WORK INSTRUCTIONS: Gather each line in the entries that includes the string "Output".

RECORDS SUPPLIED:
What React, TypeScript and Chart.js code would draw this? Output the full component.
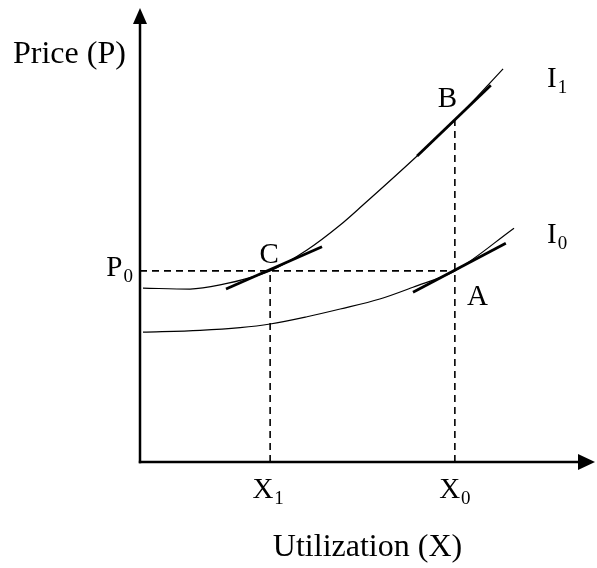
import React, { useEffect, useRef } from "react";
import { Chart, registerables } from "chart.js";

Chart.register(...registerables);

// Indifference curve I1 (upper)
const i1X = [0.66, 11.0, 17.6, 28.6, 36.7, 44.0, 49.0, 60.9, 69.2, 79.8];
const i1Y = [38.3, 38.1, 39.0, 42.1, 46.7, 52.2, 56.6, 67.4, 75.3, 86.6];

// Indifference curve I0 (lower)
const i0X = [0.66, 13.2, 22.0, 28.6, 36.7, 44.0, 52.7, 60.0, 69.2, 82.2];
const i0Y = [28.6, 29.0, 29.6, 30.4, 32.0, 33.7, 35.9, 38.5, 42.1, 51.5];

// Tangent segments at C, B, A
const tanCX = [18.9, 40.0];
const tanCY = [38.1, 47.4];
const tanBX = [60.9, 77.1];
const tanBY = [67.4, 83.0];
const tanAX = [60.0, 80.4];
const tanAY = [37.4, 48.2];

// Key levels
const X1 = 28.6;
const X0 = 69.2;
const P0 = 42.1;
const PB = 75.3;

// Texts
const yTitle = "Price (P)";
const xTitle = "Utilization (X)";
const xTickMain = ["X", "X"];
const xTickSub = ["1", "0"];
const yTickMain = "P";
const yTickSub = "0";
const curveMain = ["I", "I"];
const curveSub = ["1", "0"];
const pointNames = ["A", "B", "C"];

const zip = (xs: number[], ys: number[]) => xs.map((x, i) => ({ x, y: ys[i] }));

const MATH_FONT = '29px "Liberation Serif"';
const SUB_FONT = '19px "Liberation Serif"';
const TITLE_FONT = '32px "Liberation Serif"';

function drawSub(
  ctx: CanvasRenderingContext2D,
  main: string,
  sub: string,
  x: number,
  baseline: number,
  align: "left" | "center" | "right"
) {
  ctx.font = MATH_FONT;
  const wm = ctx.measureText(main).width;
  ctx.font = SUB_FONT;
  const ws = ctx.measureText(sub).width;
  const total = wm + 1 + ws;
  let left = x;
  if (align === "center") left = x - total / 2;
  if (align === "right") left = x - total;
  ctx.textAlign = "left";
  ctx.font = MATH_FONT;
  ctx.fillText(main, left, baseline);
  ctx.font = SUB_FONT;
  ctx.fillText(sub, left + wm + 1, baseline + 6);
}

const diagramPlugin = {
  id: "diagram",
  beforeDatasetsDraw(chart: any) {
    const { ctx } = chart;
    const xs = chart.scales.x;
    const ys = chart.scales.y;
    const ax = xs.getPixelForValue(0);
    const ay = ys.getPixelForValue(0);
    const xEnd = xs.getPixelForValue(100);
    const yEnd = ys.getPixelForValue(100);
    ctx.save();
    ctx.strokeStyle = "#000";
    ctx.fillStyle = "#000";
    ctx.lineWidth = 2.5;
    ctx.beginPath();
    ctx.moveTo(ax, ay + 1.2);
    ctx.lineTo(ax, yEnd + 14);
    ctx.stroke();
    ctx.beginPath();
    ctx.moveTo(ax - 1.2, ay);
    ctx.lineTo(xEnd - 14, ay);
    ctx.stroke();
    ctx.beginPath();
    ctx.moveTo(ax, yEnd);
    ctx.lineTo(ax - 7, yEnd + 16);
    ctx.lineTo(ax + 7, yEnd + 16);
    ctx.closePath();
    ctx.fill();
    ctx.beginPath();
    ctx.moveTo(xEnd, ay);
    ctx.lineTo(xEnd - 17, ay - 8);
    ctx.lineTo(xEnd - 17, ay + 8);
    ctx.closePath();
    ctx.fill();
    ctx.restore();
  },
  afterDatasetsDraw(chart: any) {
    const { ctx } = chart;
    const xs = chart.scales.x;
    const ys = chart.scales.y;
    const ax = xs.getPixelForValue(0);
    const ay = ys.getPixelForValue(0);
    const yEnd = ys.getPixelForValue(100);
    ctx.save();
    ctx.fillStyle = "#000";
    ctx.textBaseline = "alphabetic";

    ctx.font = TITLE_FONT;
    ctx.textAlign = "left";
    ctx.fillText(yTitle, ax - 127, yEnd + 55);
    ctx.textAlign = "center";
    ctx.fillText(xTitle, (xs.left + xs.right) / 2, ay + 94);

    const px1 = xs.getPixelForValue(X1);
    const px0 = xs.getPixelForValue(X0);
    const pp0 = ys.getPixelForValue(P0);
    const ppb = ys.getPixelForValue(PB);

    drawSub(ctx, xTickMain[0], xTickSub[0], px1 - 2, ay + 36, "center");
    drawSub(ctx, xTickMain[1], xTickSub[1], px0, ay + 36, "center");
    drawSub(ctx, yTickMain, yTickSub, ax - 7, pp0 + 5, "right");

    const e1x = xs.getPixelForValue(i1X[i1X.length - 1]);
    const e1y = ys.getPixelForValue(i1Y[i1Y.length - 1]);
    const e0x = xs.getPixelForValue(i0X[i0X.length - 1]);
    const e0y = ys.getPixelForValue(i0Y[i0Y.length - 1]);
    drawSub(ctx, curveMain[0], curveSub[0], e1x + 44, e1y + 18, "left");
    drawSub(ctx, curveMain[1], curveSub[1], e0x + 33, e0y + 15, "left");

    ctx.font = MATH_FONT;
    ctx.textAlign = "center";
    ctx.fillText(pointNames[0], px0 + 22.5, pp0 + 34);
    ctx.fillText(pointNames[1], px0 - 7.5, ppb - 13);
    ctx.fillText(pointNames[2], px1 - 1, pp0 - 8);
    ctx.restore();
  },
};

export default function App() {
  const ref = useRef<HTMLCanvasElement | null>(null);

  useEffect(() => {
    if (!ref.current) return;
    const curve = (xs: number[], ys: number[]) => ({
      data: zip(xs, ys),
      showLine: true,
      pointRadius: 0,
      borderColor: "#000",
      borderWidth: 1.2,
      cubicInterpolationMode: "monotone" as const,
      tension: 0.4,
      clip: false as any,
    });
    const seg = (xs: number[], ys: number[], width: number, dash: number[]) => ({
      data: zip(xs, ys),
      showLine: true,
      pointRadius: 0,
      borderColor: "#000",
      borderWidth: width,
      borderDash: dash,
      borderCapStyle: "butt" as const,
      clip: false as any,
    });
    const chart = new Chart(ref.current, {
      type: "scatter",
      data: {
        datasets: [
          seg([0, X0], [P0, P0], 1.6, [7, 5]),
          seg([X1, X1], [0, P0], 1.6, [7, 5]),
          seg([X0, X0], [0, PB], 1.6, [7, 5]),
          curve(i1X, i1Y),
          curve(i0X, i0Y),
          seg(tanCX, tanCY, 2.8, []),
          seg(tanBX, tanBY, 2.8, []),
          seg(tanAX, tanAY, 2.8, []),
        ] as any,
      },
      options: {
        animation: false,
        responsive: false,
        events: [],
        layout: { padding: { left: 140, right: 2, top: 8, bottom: 106 } },
        scales: {
          x: { type: "linear", min: 0, max: 100, display: false },
          y: { type: "linear", min: 0, max: 100, display: false },
        },
        plugins: {
          legend: { display: false },
          tooltip: { enabled: false },
        },
      },
      plugins: [diagramPlugin],
    });
    return () => chart.destroy();
  }, []);

  return (
    <div style={{ position: "absolute", left: 0, top: 0, width: 597, height: 568, background: "#fff" }}>
      <canvas ref={ref} width={597} height={568} style={{ width: 597, height: 568, display: "block" }} />
    </div>
  );
}
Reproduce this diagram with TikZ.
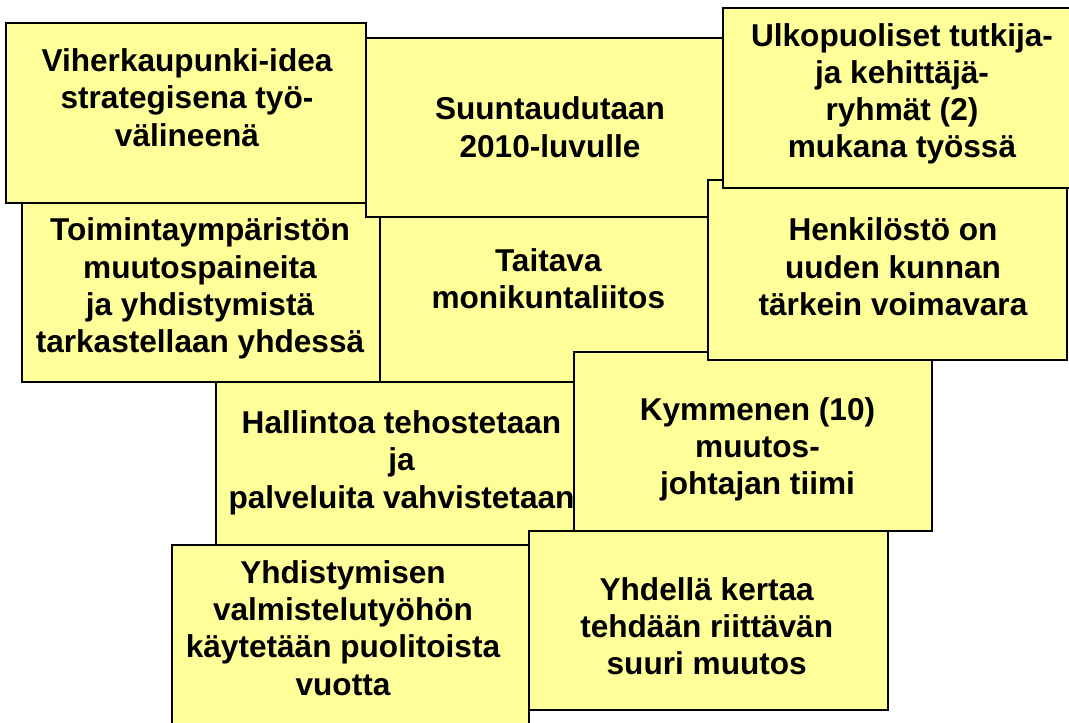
\documentclass[tikz,border=0pt]{standalone}
\usepackage{fontspec}
\setmainfont{Liberation Sans}
\definecolor{noteyellow}{HTML}{FFFF99}

\begin{document}
\begin{tikzpicture}[x=0.5pt, y=-0.5pt,
  note/.style={draw=black, line width=1pt, fill=noteyellow},
  notetext/.style={align=center, inner sep=0pt, font=\bfseries\fontsize{15.8}{18.6}\selectfont}]
  % Page frame (one unit = one pixel, y downwards)
  \useasboundingbox (0,0) rectangle (1069,722);
  \clip (0,0) rectangle (1069,722);

  % Toimintaympäristö
  \draw[note] (21.7,200) rectangle (380,382);
  \node[notetext] (toiminta) at (200,288.5) {Toimintaympäristön\\muutospaineita\\ja yhdistymistä\\tarkastellaan yhdessä};

  % Monikuntaliitos
  \draw[note] (380,210) rectangle (708,382);
  \node[notetext] (taitava) at (548.3,279) {Taitava\\monikuntaliitos};

  % Hallinto
  \draw[note] (216,382) rectangle (580,545);
  \node[notetext] (hallinto) at (401.5,462.7) {Hallintoa tehostetaan\\ja\\palveluita vahvistetaan};

  % Muutosjohtajat
  \draw[note] (574,352) rectangle (932,531);
  \node[notetext] (kymmenen) at (757.5,449.3) {Kymmenen (10)\\muutos-\\johtajan tiimi};

  % Viherkaupunki
  \draw[note] (6,23) rectangle (365.5,203);
  \node[notetext] (viher) at (187,97.7) {Viherkaupunki-idea\\strategisena työ-\\välineenä};

  % 2010-luku
  \draw[note] (365.5,38) rectangle (738,217);
  \node[notetext] (suunta) at (550,127.2) {Suuntaudutaan\\2010-luvulle};

  % Henkilöstö
  \draw[note] (708,180) rectangle (1067,360);
  \node[notetext] (henkilosto) at (893,266.9) {Henkilöstö on\\uuden kunnan\\tärkein voimavara};

  % Ulkopuoliset ryhmät
  \draw[note] (723,8) rectangle (1080,188);
  \node[notetext] (ulko) at (902,93.8) {Ulkopuoliset tutkija-\\ja kehittäjä-\\ryhmät (2)\\mukana työssä};

  % Valmistelu
  \draw[note] (172,545) rectangle (529,730);
  \node[notetext] (yhdist) at (343,628) {Yhdistymisen\\valmistelutyöhön\\käytetään puolitoista\\vuotta};

  % Muutos kerralla
  \draw[note] (529,531) rectangle (888,710);
  \node[notetext] (kerta) at (706.7,626) {Yhdellä kertaa\\tehdään riittävän\\suuri muutos};
\end{tikzpicture}
\end{document}
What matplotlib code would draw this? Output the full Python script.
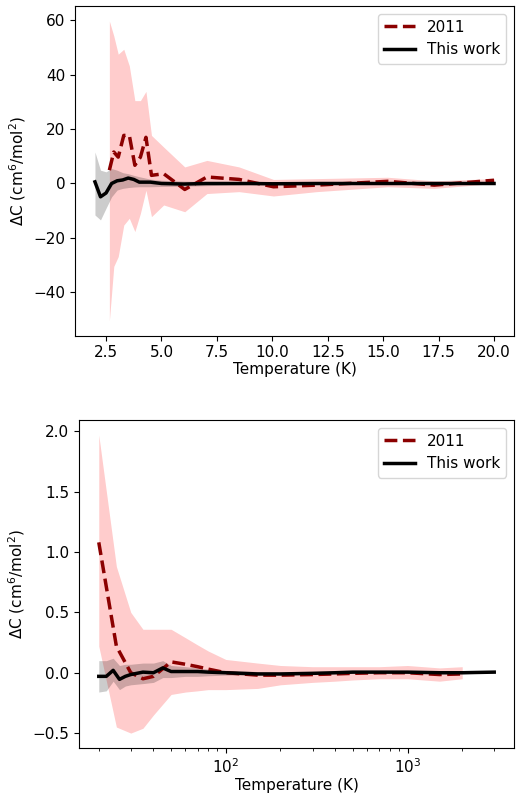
import matplotlib
matplotlib.use("Agg")
import matplotlib.pyplot as plt

# ---- top panel (low temperature) ----
work_T1 = [2.0, 2.25, 2.5, 2.75, 3.0, 3.25, 3.5, 3.75, 4.0, 4.5, 5.0, 6.0, 7.0, 8.0, 9.0, 10.0, 12.0, 14.0, 16.0, 18.0, 20.0]
work_dC1 = [0.6, -4.9, -3.5, 0.0, 1.0, 1.3, 2.0, 1.5, 0.5, 0.5, 0.0, -0.2, 0.0, 0.0, 0.0, -0.1, 0.0, 0.0, 0.0, 0.0, 0.0]
work_hi1 = [11.6, 4.9, 4.3, 5.5, 4.9, 4.0, 3.6, 3.0, 2.5, 1.6, 1.2, 0.9, 0.7, 0.6, 0.5, 0.4, 0.3, 0.3, 0.3, 0.3, 0.3]
work_lo1 = [-11.6, -13.4, -9.1, -4.9, -2.4, -1.8, -1.5, -1.3, -1.2, -1.2, -1.1, -1.0, -0.8, -0.6, -0.5, -0.5, -0.4, -0.3, -0.3, -0.3, -0.3]

ref_T1 = [2.65, 2.85, 3.05, 3.3, 3.55, 3.8, 4.05, 4.3, 4.55, 5.1, 6.05, 7.05, 8.5, 10.05, 12.0, 15.2, 17.3, 20.0]
ref_dC1 = [4.9, 11.6, 9.7, 17.7, 17.7, 6.7, 9.7, 17.0, 3.0, 3.6, -2.2, 2.4, 1.5, -1.2, -0.6, 0.8, -0.6, 1.2]
ref_hi1 = [59.8, 54.3, 47.6, 49.4, 43.3, 30.5, 30.5, 33.9, 17.7, 13.4, 6.1, 8.5, 6.1, 1.5, 1.8, 2.3, 1.0, 1.8]
ref_lo1 = [-50.6, -30.5, -26.9, -15.3, -12.8, -17.7, -11.0, -2.5, -12.2, -7.9, -10.4, -3.7, -3.0, -4.6, -3.0, -1.2, -1.8, 0.0]

# ---- bottom panel (wide temperature range, log axis) ----
work_T2 = [20, 22, 24, 26, 28, 30, 35, 40, 45, 50, 60, 70, 80, 100, 150, 200, 300, 400, 500, 700, 1000, 1500, 2000, 3000]
work_dC2 = [-0.03, -0.03, 0.02, -0.055, -0.03, -0.015, 0.005, 0.0, 0.04, 0.01, 0.01, 0.01, 0.005, 0.0, -0.01, -0.01, -0.005, 0.0, 0.005, 0.005, 0.005, 0.0, 0.0, 0.005]
work_hi2 = [0.10, 0.10, 0.12, 0.06, 0.07, 0.07, 0.08, 0.08, 0.10, 0.06, 0.05, 0.04, 0.03, 0.02, 0.01, 0.005, 0.005, 0.01, 0.015, 0.015, 0.015, 0.01, 0.01, 0.01]
work_lo2 = [-0.16, -0.15, -0.07, -0.14, -0.11, -0.10, -0.09, -0.08, -0.04, -0.04, -0.03, -0.03, -0.025, -0.02, -0.02, -0.02, -0.015, -0.01, -0.005, -0.005, -0.005, -0.01, -0.01, 0.0]

ref_T2 = [20, 25, 30, 35, 40, 50, 60, 70, 80, 100, 150, 200, 300, 400, 500, 700, 1000, 1500, 2000]
ref_dC2 = [1.08, 0.22, 0.0, -0.05, -0.03, 0.09, 0.07, 0.05, 0.03, 0.0, -0.02, -0.02, -0.015, -0.01, -0.005, 0.0, 0.0, -0.015, -0.01]
ref_hi2 = [1.97, 0.88, 0.50, 0.36, 0.36, 0.36, 0.29, 0.23, 0.18, 0.11, 0.08, 0.06, 0.05, 0.05, 0.05, 0.05, 0.06, 0.04, 0.05]
ref_lo2 = [0.22, -0.45, -0.50, -0.46, -0.35, -0.18, -0.16, -0.15, -0.14, -0.14, -0.13, -0.10, -0.08, -0.07, -0.06, -0.05, -0.05, -0.07, -0.05]

ylabel = r"$\Delta$C (cm$^6$/mol$^2$)"
xlabel = "Temperature (K)"

plt.rcParams["font.size"] = 11
DPI = 100
fig = plt.figure(figsize=(528/DPI, 794/DPI), dpi=DPI)
ax1 = fig.add_axes([75/528, 1-336/794, (514-75)/528, (336-6)/794])
ax2 = fig.add_axes([79/528, 1-748/794, (514-79)/528, (748-420)/794])

def draw(ax, wT, wy, wlo, whi, rT, ry, rlo, rhi):
    ax.fill_between(rT, rlo, rhi, color="red", alpha=0.2, linewidth=0)
    ax.plot(rT, ry, "--", color="darkred", lw=2.5, label="2011")
    ax.fill_between(wT, wlo, whi, color="black", alpha=0.2, linewidth=0)
    ax.plot(wT, wy, "-", color="black", lw=2.5, label="This work")
    ax.set_xlabel(xlabel, labelpad=1.5)
    ax.set_ylabel(ylabel)
    ax.tick_params(axis="x", pad=3)
    ax.legend(loc="upper right")

draw(ax1, work_T1, work_dC1, work_lo1, work_hi1, ref_T1, ref_dC1, ref_lo1, ref_hi1)
draw(ax2, work_T2, work_dC2, work_lo2, work_hi2, ref_T2, ref_dC2, ref_lo2, ref_hi2)
ax2.set_xscale("log")

fig.savefig("out.png", dpi=DPI)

WRITTEN SOLUTION:
What React, TypeScript and Chart.js code would draw this? Output the full component.
What matplotlib code would draw this? Output the full Python script.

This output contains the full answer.